### Requirements
Print the records below exactly, from the line containing "Convert this chart to matplotlib code." down to the line containing "return (px / 100, (532 - py) / 100)", both lines included, and omit every picture.

### Data extract
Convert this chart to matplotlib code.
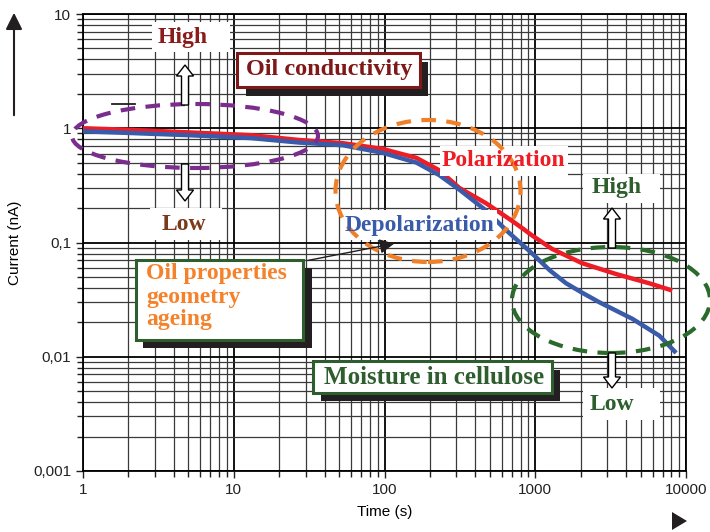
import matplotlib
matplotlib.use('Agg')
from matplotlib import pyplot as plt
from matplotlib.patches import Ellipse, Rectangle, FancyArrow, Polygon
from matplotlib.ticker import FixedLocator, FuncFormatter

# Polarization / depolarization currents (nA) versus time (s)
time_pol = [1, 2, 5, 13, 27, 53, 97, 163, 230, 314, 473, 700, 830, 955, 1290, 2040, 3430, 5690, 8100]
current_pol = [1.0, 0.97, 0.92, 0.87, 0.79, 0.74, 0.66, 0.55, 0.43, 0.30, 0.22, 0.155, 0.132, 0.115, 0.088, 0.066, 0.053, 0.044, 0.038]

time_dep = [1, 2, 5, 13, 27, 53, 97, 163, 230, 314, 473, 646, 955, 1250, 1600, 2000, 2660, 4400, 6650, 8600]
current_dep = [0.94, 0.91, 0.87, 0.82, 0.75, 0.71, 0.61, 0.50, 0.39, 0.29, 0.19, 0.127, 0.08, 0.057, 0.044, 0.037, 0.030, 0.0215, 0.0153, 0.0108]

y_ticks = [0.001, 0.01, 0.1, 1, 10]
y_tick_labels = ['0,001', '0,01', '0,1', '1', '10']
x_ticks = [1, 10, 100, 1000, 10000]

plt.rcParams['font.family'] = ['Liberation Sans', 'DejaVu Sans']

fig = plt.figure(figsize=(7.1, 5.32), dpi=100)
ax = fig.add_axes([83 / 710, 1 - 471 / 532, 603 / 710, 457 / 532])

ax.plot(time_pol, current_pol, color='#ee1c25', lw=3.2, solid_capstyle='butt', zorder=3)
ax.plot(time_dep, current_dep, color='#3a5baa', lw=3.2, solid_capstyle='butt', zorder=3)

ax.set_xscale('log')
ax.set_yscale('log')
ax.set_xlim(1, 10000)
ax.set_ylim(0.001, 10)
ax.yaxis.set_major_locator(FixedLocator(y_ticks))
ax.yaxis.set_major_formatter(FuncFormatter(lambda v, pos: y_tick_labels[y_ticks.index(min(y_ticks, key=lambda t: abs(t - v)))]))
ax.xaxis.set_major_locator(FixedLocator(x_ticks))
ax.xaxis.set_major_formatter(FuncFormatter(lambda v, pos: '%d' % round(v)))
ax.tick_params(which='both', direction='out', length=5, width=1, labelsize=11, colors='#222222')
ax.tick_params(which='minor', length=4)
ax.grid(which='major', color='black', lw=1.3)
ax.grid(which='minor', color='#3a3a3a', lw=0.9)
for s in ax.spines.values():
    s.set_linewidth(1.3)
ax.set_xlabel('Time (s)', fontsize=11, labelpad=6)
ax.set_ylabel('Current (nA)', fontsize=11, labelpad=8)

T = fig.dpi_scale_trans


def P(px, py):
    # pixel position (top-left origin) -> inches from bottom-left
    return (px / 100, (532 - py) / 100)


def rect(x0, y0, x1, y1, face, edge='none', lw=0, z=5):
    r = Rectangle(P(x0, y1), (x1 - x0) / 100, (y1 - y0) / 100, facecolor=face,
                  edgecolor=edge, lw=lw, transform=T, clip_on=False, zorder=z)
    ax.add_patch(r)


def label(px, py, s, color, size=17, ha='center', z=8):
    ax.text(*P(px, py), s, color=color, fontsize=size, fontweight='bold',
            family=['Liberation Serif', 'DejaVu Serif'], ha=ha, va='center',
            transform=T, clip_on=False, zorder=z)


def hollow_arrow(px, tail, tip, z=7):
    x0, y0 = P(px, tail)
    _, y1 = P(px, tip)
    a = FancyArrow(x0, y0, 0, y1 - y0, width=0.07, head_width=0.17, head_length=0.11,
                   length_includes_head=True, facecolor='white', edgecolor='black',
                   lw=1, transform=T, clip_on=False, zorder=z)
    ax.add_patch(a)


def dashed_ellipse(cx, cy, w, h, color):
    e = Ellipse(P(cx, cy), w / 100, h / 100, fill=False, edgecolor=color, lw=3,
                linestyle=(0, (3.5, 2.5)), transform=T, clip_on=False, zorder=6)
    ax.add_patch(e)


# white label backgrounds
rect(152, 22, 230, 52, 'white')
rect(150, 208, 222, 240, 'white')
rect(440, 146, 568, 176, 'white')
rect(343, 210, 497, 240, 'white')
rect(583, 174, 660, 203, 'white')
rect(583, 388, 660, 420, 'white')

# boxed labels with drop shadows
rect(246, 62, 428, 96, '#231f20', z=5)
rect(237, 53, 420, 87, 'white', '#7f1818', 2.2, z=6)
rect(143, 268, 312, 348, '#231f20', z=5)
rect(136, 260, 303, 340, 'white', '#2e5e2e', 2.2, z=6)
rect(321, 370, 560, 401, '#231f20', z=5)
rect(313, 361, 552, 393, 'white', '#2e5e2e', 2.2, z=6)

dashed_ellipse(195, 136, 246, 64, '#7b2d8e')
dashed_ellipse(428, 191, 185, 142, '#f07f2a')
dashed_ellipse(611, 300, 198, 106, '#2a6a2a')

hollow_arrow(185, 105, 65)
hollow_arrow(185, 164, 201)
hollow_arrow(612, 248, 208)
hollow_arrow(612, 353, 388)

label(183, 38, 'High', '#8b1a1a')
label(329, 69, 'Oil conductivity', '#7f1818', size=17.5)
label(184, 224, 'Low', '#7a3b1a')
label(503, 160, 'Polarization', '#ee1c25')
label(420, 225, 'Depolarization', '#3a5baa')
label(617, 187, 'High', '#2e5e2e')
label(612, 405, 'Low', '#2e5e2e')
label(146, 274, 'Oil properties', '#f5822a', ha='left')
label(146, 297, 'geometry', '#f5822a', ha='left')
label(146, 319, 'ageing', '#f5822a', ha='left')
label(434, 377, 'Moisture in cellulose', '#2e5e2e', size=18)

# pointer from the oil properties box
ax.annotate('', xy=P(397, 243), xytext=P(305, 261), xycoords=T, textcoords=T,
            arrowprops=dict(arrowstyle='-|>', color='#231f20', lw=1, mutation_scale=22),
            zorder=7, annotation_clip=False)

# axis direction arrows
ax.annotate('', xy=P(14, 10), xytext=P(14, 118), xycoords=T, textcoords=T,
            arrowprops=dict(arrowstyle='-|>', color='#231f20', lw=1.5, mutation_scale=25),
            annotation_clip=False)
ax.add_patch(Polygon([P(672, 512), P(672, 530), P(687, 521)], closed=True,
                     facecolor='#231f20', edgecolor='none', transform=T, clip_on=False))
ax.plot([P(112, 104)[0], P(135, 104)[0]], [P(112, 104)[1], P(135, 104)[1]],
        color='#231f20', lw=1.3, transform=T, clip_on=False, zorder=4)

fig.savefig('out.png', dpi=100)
--
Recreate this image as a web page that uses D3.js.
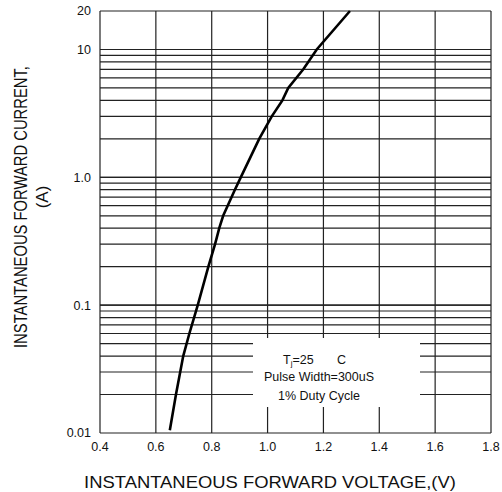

### Result
Convert this chart to matplotlib code.
import matplotlib
matplotlib.use('Agg')
from matplotlib import pyplot as plt
from matplotlib.patches import Ellipse, Rectangle, FancyArrow, Polygon
from matplotlib.ticker import FixedLocator, FuncFormatter

# Polarization / depolarization currents (nA) versus time (s)
time_pol = [1, 2, 5, 13, 27, 53, 97, 163, 230, 314, 473, 700, 830, 955, 1290, 2040, 3430, 5690, 8100]
current_pol = [1.0, 0.97, 0.92, 0.87, 0.79, 0.74, 0.66, 0.55, 0.43, 0.30, 0.22, 0.155, 0.132, 0.115, 0.088, 0.066, 0.053, 0.044, 0.038]

time_dep = [1, 2, 5, 13, 27, 53, 97, 163, 230, 314, 473, 646, 955, 1250, 1600, 2000, 2660, 4400, 6650, 8600]
current_dep = [0.94, 0.91, 0.87, 0.82, 0.75, 0.71, 0.61, 0.50, 0.39, 0.29, 0.19, 0.127, 0.08, 0.057, 0.044, 0.037, 0.030, 0.0215, 0.0153, 0.0108]

y_ticks = [0.001, 0.01, 0.1, 1, 10]
y_tick_labels = ['0,001', '0,01', '0,1', '1', '10']
x_ticks = [1, 10, 100, 1000, 10000]

plt.rcParams['font.family'] = ['Liberation Sans', 'DejaVu Sans']

fig = plt.figure(figsize=(7.1, 5.32), dpi=100)
ax = fig.add_axes([83 / 710, 1 - 471 / 532, 603 / 710, 457 / 532])

ax.plot(time_pol, current_pol, color='#ee1c25', lw=3.2, solid_capstyle='butt', zorder=3)
ax.plot(time_dep, current_dep, color='#3a5baa', lw=3.2, solid_capstyle='butt', zorder=3)

ax.set_xscale('log')
ax.set_yscale('log')
ax.set_xlim(1, 10000)
ax.set_ylim(0.001, 10)
ax.yaxis.set_major_locator(FixedLocator(y_ticks))
ax.yaxis.set_major_formatter(FuncFormatter(lambda v, pos: y_tick_labels[y_ticks.index(min(y_ticks, key=lambda t: abs(t - v)))]))
ax.xaxis.set_major_locator(FixedLocator(x_ticks))
ax.xaxis.set_major_formatter(FuncFormatter(lambda v, pos: '%d' % round(v)))
ax.tick_params(which='both', direction='out', length=5, width=1, labelsize=11, colors='#222222')
ax.tick_params(which='minor', length=4)
ax.grid(which='major', color='black', lw=1.3)
ax.grid(which='minor', color='#3a3a3a', lw=0.9)
for s in ax.spines.values():
    s.set_linewidth(1.3)
ax.set_xlabel('Time (s)', fontsize=11, labelpad=6)
ax.set_ylabel('Current (nA)', fontsize=11, labelpad=8)

T = fig.dpi_scale_trans


def P(px, py):
    # pixel position (top-left origin) -> inches from bottom-left
    return (px / 100, (532 - py) / 100)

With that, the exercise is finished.